Luigi Da Porto (Vicenza, 1485 – May 10, 1530) was an Italian writer and storiographer, better known as the author of the novel Novella novamente ritrovata with the story of Romeo and Juliet, later reprised by William Shakespeare for his famous drama.[1]

Commemorative stone, Contrà Porti, Vicenza

Da Porto wrote the novel in his villa in Montorso Vicentino near Vicenza. The title of the book was Historia novellamente ritrovata di due nobili amanti ("Newly found story of two noble lovers"), published about 1530. The origin of the story of the two unlucky lovers is disputed, however Da Porto probably took the inspiration from a tale by Masuccio Salernitano called Mariotto e Ganozza, introducing many modern elements reprised by Shakespeare's drama.

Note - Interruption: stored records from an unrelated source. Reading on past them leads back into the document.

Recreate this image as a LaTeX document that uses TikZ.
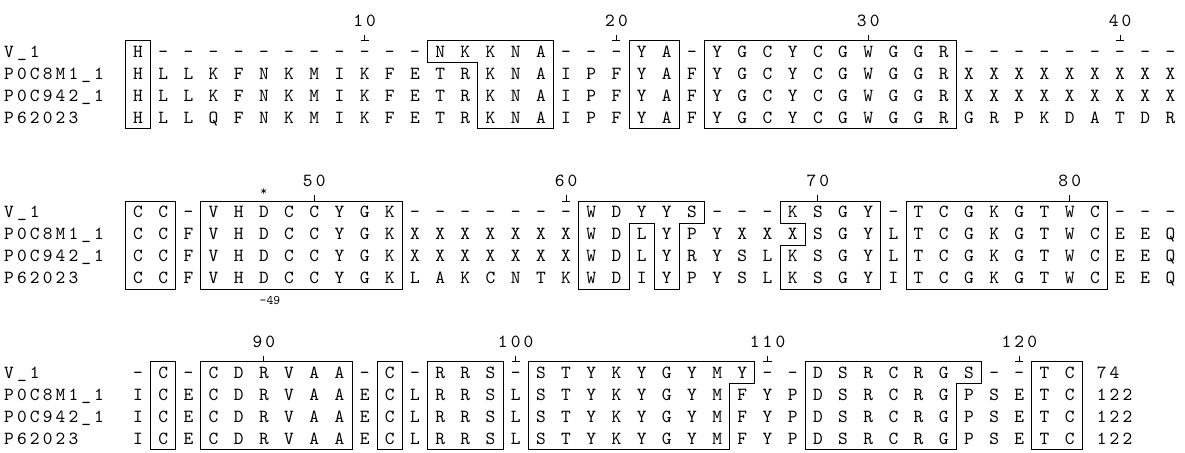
\documentclass[tikz,border=0pt]{standalone}
\usepackage{fontspec}
\usepackage{tikz}
\newfontfamily\seqfont{lmmono10-regular.otf}
\newfontfamily\lblfont{lmmono10-regular.otf}[LetterSpace=17]

% one row of residues: block, row, residues
\newcommand{\seqrow}[3]{%
  \foreach \resid [count=\c] in {#3}
    \node[res] (b#1r#2c\c) at (\c,#2) {\resid};}
% sequence names of a block
\newcommand{\seqnames}[1]{%
  \node[seqname] (b#1n1) at (-4.32,1) {V\_1};
  \node[seqname] (b#1n2) at (-4.32,2) {P0C8M1\_1};
  \node[seqname] (b#1n3) at (-4.32,3) {P0C942\_1};
  \node[seqname] (b#1n4) at (-4.32,4) {P62023};}
% column number with its tick: block, local column, number
\newcommand{\colmark}[3]{%
  \node[colnum] (b#1m#2) at (#2,-0.41) {#3};
  \draw[tick] (#2,0.5) -- (#2,0.23) (#2-0.16,0.5) -- (#2+0.16,0.5);}

\begin{document}
\begin{tikzpicture}[
    x=25.18pt, y=-22pt,
    res/.style={font=\seqfont\fontsize{18.5}{20}\selectfont, inner sep=0pt, anchor=base, yshift=-5.6pt},
    seqname/.style={font=\lblfont\fontsize{18.5}{20}\selectfont, inner sep=0pt, anchor=base west, yshift=-5.6pt},
    colnum/.style={font=\lblfont\fontsize{18.5}{20}\selectfont, inner sep=0pt, anchor=base, yshift=-5.6pt},
    endnum/.style={font=\lblfont\fontsize{18.5}{20}\selectfont, inner sep=0pt, anchor=base west, yshift=-5.6pt},
    smalllbl/.style={font=\seqfont\fontsize{13}{13}\selectfont, inner sep=0pt},
    seqbox/.style={draw, line width=1pt, line join=miter},
    tick/.style={line width=0.9pt}
]
    \useasboundingbox (-4.4806,0) rectangle (42.58,20.59);

    % Block 1: columns 1-42
    \begin{scope}[shift={(0,1.35)}]
        \seqnames{1}
        \seqrow{1}{1}{H,-,-,-,-,-,-,-,-,-,-,-,N,K,K,N,A,-,-,-,Y,A,-,Y,G,C,Y,C,G,W,G,G,R,-,-,-,-,-,-,-,-,-}
        \seqrow{1}{2}{H,L,L,K,F,N,K,M,I,K,F,E,T,R,K,N,A,I,P,F,Y,A,F,Y,G,C,Y,C,G,W,G,G,R,X,X,X,X,X,X,X,X,X}
        \seqrow{1}{3}{H,L,L,K,F,N,K,M,I,K,F,E,T,R,K,N,A,I,P,F,Y,A,F,Y,G,C,Y,C,G,W,G,G,R,X,X,X,X,X,X,X,X,X}
        \seqrow{1}{4}{H,L,L,Q,F,N,K,M,I,K,F,E,T,R,K,N,A,I,P,F,Y,A,F,Y,G,C,Y,C,G,W,G,G,R,G,R,P,K,D,A,T,D,R}
        \colmark{1}{10}{10}
        \colmark{1}{20}{20}
        \colmark{1}{30}{30}
        \colmark{1}{40}{40}
        % Conserved boxes
        \draw[seqbox] (0.5,0.5) rectangle (1.5,4.5);
        \draw[seqbox] (12.5,0.5) -- (17.5,0.5) -- (17.5,4.5) -- (14.5,4.5) -- (14.5,1.5) -- (12.5,1.5) -- cycle;
        \draw[seqbox] (20.5,0.5) rectangle (22.5,4.5);
        \draw[seqbox] (23.5,0.5) rectangle (33.5,4.5);
    \end{scope}

    % Block 2: columns 43-84
    \begin{scope}[shift={(0,8.645)}]
        \seqnames{2}
        \seqrow{2}{1}{C,C,-,V,H,D,C,C,Y,G,K,-,-,-,-,-,-,-,W,D,Y,Y,S,-,-,-,K,S,G,Y,-,T,C,G,K,G,T,W,C,-,-,-}
        \seqrow{2}{2}{C,C,F,V,H,D,C,C,Y,G,K,X,X,X,X,X,X,X,W,D,L,Y,P,Y,X,X,X,S,G,Y,L,T,C,G,K,G,T,W,C,E,E,Q}
        \seqrow{2}{3}{C,C,F,V,H,D,C,C,Y,G,K,X,X,X,X,X,X,X,W,D,L,Y,R,Y,S,L,K,S,G,Y,L,T,C,G,K,G,T,W,C,E,E,Q}
        \seqrow{2}{4}{C,C,F,V,H,D,C,C,Y,G,K,L,A,K,C,N,T,K,W,D,I,Y,P,Y,S,L,K,S,G,Y,I,T,C,G,K,G,T,W,C,E,E,Q}
        \colmark{2}{8}{50}
        \colmark{2}{18}{60}
        \colmark{2}{28}{70}
        \colmark{2}{38}{80}
        \node[smalllbl] (b2star) at (6,0.07) {*};
        \node[smalllbl] (b2low) at (6.24,5.0) {-49};
        % Conserved boxes
        \draw[seqbox] (0.5,0.5) rectangle (2.5,4.5);
        \draw[seqbox] (3.5,0.5) rectangle (11.5,4.5);
        \draw[seqbox] (18.5,0.5) -- (23.5,0.5) -- (23.5,1.5) -- (22.5,1.5) -- (22.5,4.5) -- (21.5,4.5)
            -- (21.5,1.5) -- (20.5,1.5) -- (20.5,4.5) -- (18.5,4.5) -- cycle;
        \draw[seqbox] (26.5,0.5) -- (30.5,0.5) -- (30.5,4.5) -- (26.5,4.5) -- (26.5,2.5) -- (27.5,2.5)
            -- (27.5,1.5) -- (26.5,1.5) -- cycle;
        \draw[seqbox] (31.5,0.5) rectangle (39.5,4.5);
    \end{scope}

    % Block 3: columns 85-122
    \begin{scope}[shift={(0,15.94)}]
        \seqnames{3}
        \seqrow{3}{1}{-,C,-,C,D,R,V,A,A,-,C,-,R,R,S,-,S,T,Y,K,Y,G,Y,M,Y,-,-,D,S,R,C,R,G,S,-,-,T,C}
        \seqrow{3}{2}{I,C,E,C,D,R,V,A,A,E,C,L,R,R,S,L,S,T,Y,K,Y,G,Y,M,F,Y,P,D,S,R,C,R,G,P,S,E,T,C}
        \seqrow{3}{3}{I,C,E,C,D,R,V,A,A,E,C,L,R,R,S,L,S,T,Y,K,Y,G,Y,M,F,Y,P,D,S,R,C,R,G,P,S,E,T,C}
        \seqrow{3}{4}{I,C,E,C,D,R,V,A,A,E,C,L,R,R,S,L,S,T,Y,K,Y,G,Y,M,F,Y,P,D,S,R,C,R,G,P,S,E,T,C}
        \colmark{3}{6}{90}
        \colmark{3}{16}{100}
        \colmark{3}{26}{110}
        \colmark{3}{36}{120}
        \node[endnum] (b3e1) at (39.07,1) {74};
        \node[endnum] (b3e2) at (39.07,2) {122};
        \node[endnum] (b3e3) at (39.07,3) {122};
        \node[endnum] (b3e4) at (39.07,4) {122};
        % Conserved boxes
        \draw[seqbox] (1.5,0.5) rectangle (2.5,4.5);
        \draw[seqbox] (3.5,0.5) rectangle (9.5,4.5);
        \draw[seqbox] (10.5,0.5) rectangle (11.5,4.5);
        \draw[seqbox] (12.5,0.5) rectangle (15.5,4.5);
        \draw[seqbox] (16.5,0.5) -- (25.5,0.5) -- (25.5,1.5) -- (24.5,1.5) -- (24.5,4.5) -- (16.5,4.5) -- cycle;
        \draw[seqbox] (27.5,0.5) -- (34.5,0.5) -- (34.5,1.5) -- (33.5,1.5) -- (33.5,4.5) -- (27.5,4.5) -- cycle;
        \draw[seqbox] (36.5,0.5) rectangle (38.5,4.5);
    \end{scope}
\end{tikzpicture}
\end{document}
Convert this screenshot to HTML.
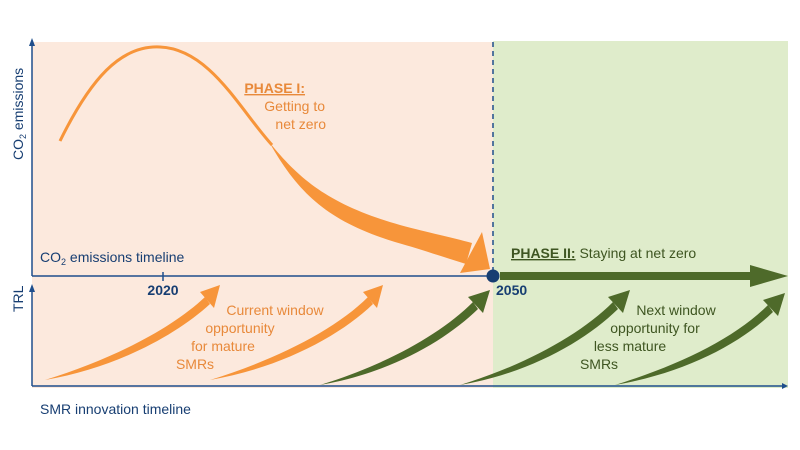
<!DOCTYPE html>
<html><head><style>body{margin:0;background:#fff}svg{display:block}</style></head><body>
<svg width="800" height="450" viewBox="0 0 800 450" xmlns="http://www.w3.org/2000/svg" font-family="Liberation Sans, sans-serif">
<rect x="32" y="42" width="461" height="346" fill="#fce9dd"/>
<rect x="493" y="41" width="295" height="347" fill="#dfeccb"/>
<!-- axes -->
<line x1="32" y1="44" x2="32" y2="276" stroke="#1f4e8c" stroke-width="1.5"/>
<polygon points="29,46 35,46 32,38" fill="#1f4e8c"/>
<line x1="32" y1="276" x2="493" y2="276" stroke="#1f4e8c" stroke-width="1.5"/>
<line x1="163" y1="272" x2="163" y2="281" stroke="#1f4e8c" stroke-width="1.5"/>
<line x1="32" y1="290" x2="32" y2="386" stroke="#1f4e8c" stroke-width="1.5"/>
<polygon points="29,292 35,292 32,284" fill="#1f4e8c"/>
<line x1="32" y1="386" x2="783" y2="386" stroke="#1f4e8c" stroke-width="1.5"/>
<polygon points="782,383 782,389 788,386" fill="#1f4e8c"/>
<line x1="493" y1="42" x2="493" y2="276" stroke="#1f4e8c" stroke-width="1.5" stroke-dasharray="5,4"/>
<!-- orange curve -->
<path d="M60,141 C90,80 120,45 160,47 C210,49 240,110 272,145" fill="none" stroke="#f7953a" stroke-width="3"/>
<path d="M270,143 C300,180 330,205 400,225 C430,233 450,237 472,243 L466,264 C440,256 420,249 395,242 C330,222 300,195 272,147 Z" fill="#f7953a"/>
<polygon points="482,232 490,269 460,273" fill="#f7953a"/>
<!-- green phase II arrow -->
<rect x="500" y="272" width="255" height="8" fill="#4e6a2a"/>
<polygon points="750,265 788,276 750,287" fill="#4e6a2a"/>
<circle cx="493" cy="276" r="6.5" fill="#173e72"/>
<!-- bottom arrows -->
<g>
<path d="M45,380 C110,360 170,330 205,297 L210,304 C175,336 115,368 45,380 Z" fill="#f7953a"/>
<polygon points="200,292 220,285 214,308" fill="#f7953a"/>
<path d="M210,380 C275,360 335,330 368,297 L373,304 C340,336 280,368 210,380 Z" fill="#f7953a"/>
<polygon points="363,292 383,285 377,308" fill="#f7953a"/>
<path d="M320,385 C385,365 440,335 473,302 L478,309 C445,341 390,373 320,385 Z" fill="#4e6a2a"/>
<polygon points="468,297 490,290 483,313" fill="#4e6a2a"/>
<path d="M460,385 C525,365 580,335 613,302 L618,309 C585,341 530,373 460,385 Z" fill="#4e6a2a"/>
<polygon points="608,297 630,290 623,313" fill="#4e6a2a"/>
<path d="M615,385 C680,365 735,338 768,305 L773,312 C740,344 685,373 615,385 Z" fill="#4e6a2a"/>
<polygon points="763,300 785,293 778,316" fill="#4e6a2a"/>
</g>
<!-- text -->
<g fill="#173e72" font-size="14">
<text transform="translate(23,160) rotate(-90)">CO<tspan font-size="9" dy="3">2</tspan><tspan dy="-3"> emissions</tspan></text>
<text transform="translate(23,312) rotate(-90)">TRL</text>
<text x="40" y="262">CO<tspan font-size="9" dy="3">2</tspan><tspan dy="-3"> emissions timeline</tspan></text>
<text x="40" y="414">SMR innovation timeline</text>
<text x="163" y="295" text-anchor="middle" font-weight="bold">2020</text>
<text x="496" y="295" font-weight="bold">2050</text>
</g>
<g fill="#e8893a" font-size="14" text-anchor="end">
<text x="305" y="93" font-weight="bold" text-decoration="underline">PHASE I:</text>
<text x="325" y="111">Getting to</text>
<text x="326" y="129">net zero</text>
</g>
<g fill="#e8893a" font-size="14" text-anchor="middle">
<text x="275" y="315">Current window</text>
<text x="240" y="333">opportunity</text>
<text x="223" y="351">for mature</text>
<text x="195" y="369">SMRs</text>
</g>
<g fill="#3e5521" font-size="14">
<text x="511" y="258"><tspan font-weight="bold" text-decoration="underline">PHASE II:</tspan> Staying at net zero</text>
<g text-anchor="middle">
<text x="676" y="315">Next window</text>
<text x="655" y="333">opportunity for</text>
<text x="630" y="351">less mature</text>
<text x="599" y="369">SMRs</text>
</g></g>
</svg>
</body></html>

Some inspiration may have stemmed from da Porto's own experiences: In 1511, he apparently fell in love with the sixteen-year-old Lucina Sarvognan who enchanted a Venetian ball with her singing. The conflicts between and within Friulian clans were however at a critical point. Da Porto was very close to his uncle Antonio Savorgnan, unfortunately though, when he met Lucina, Antonio's relationship with her guardian Girolamo Savorgnan was at a nadir. Years later, badly wounded and paralyzed from his battles, Luigi wrote the novella in his villa, setting it in Verona, whose towers he could see from his window. He dedicated the work to Lucina, who by then had been married off to someone else.[2]

Da Porto set the story in Verona (at that time, a strategic city for Venice), in the age of Bartolomeo della Scala (1301–1304). He created the names of Romeus (later Romeo) and Giulietta (soon to be Juliet in England) and even created the characters of Mercutio, Tybalt, Friar Laurence and Paris.


  1. ^ Peter Brand, Lino Pertile (1996). The Cambridge History of Italian Literature. Cambridge University Press. p. 227. ISBN 0-521-43492-0. 
  2. ^ E. Muir, Mad blood stirring: vendetta in Renaissance Italy, Johns Hopkins University Press, 1998. p. 87.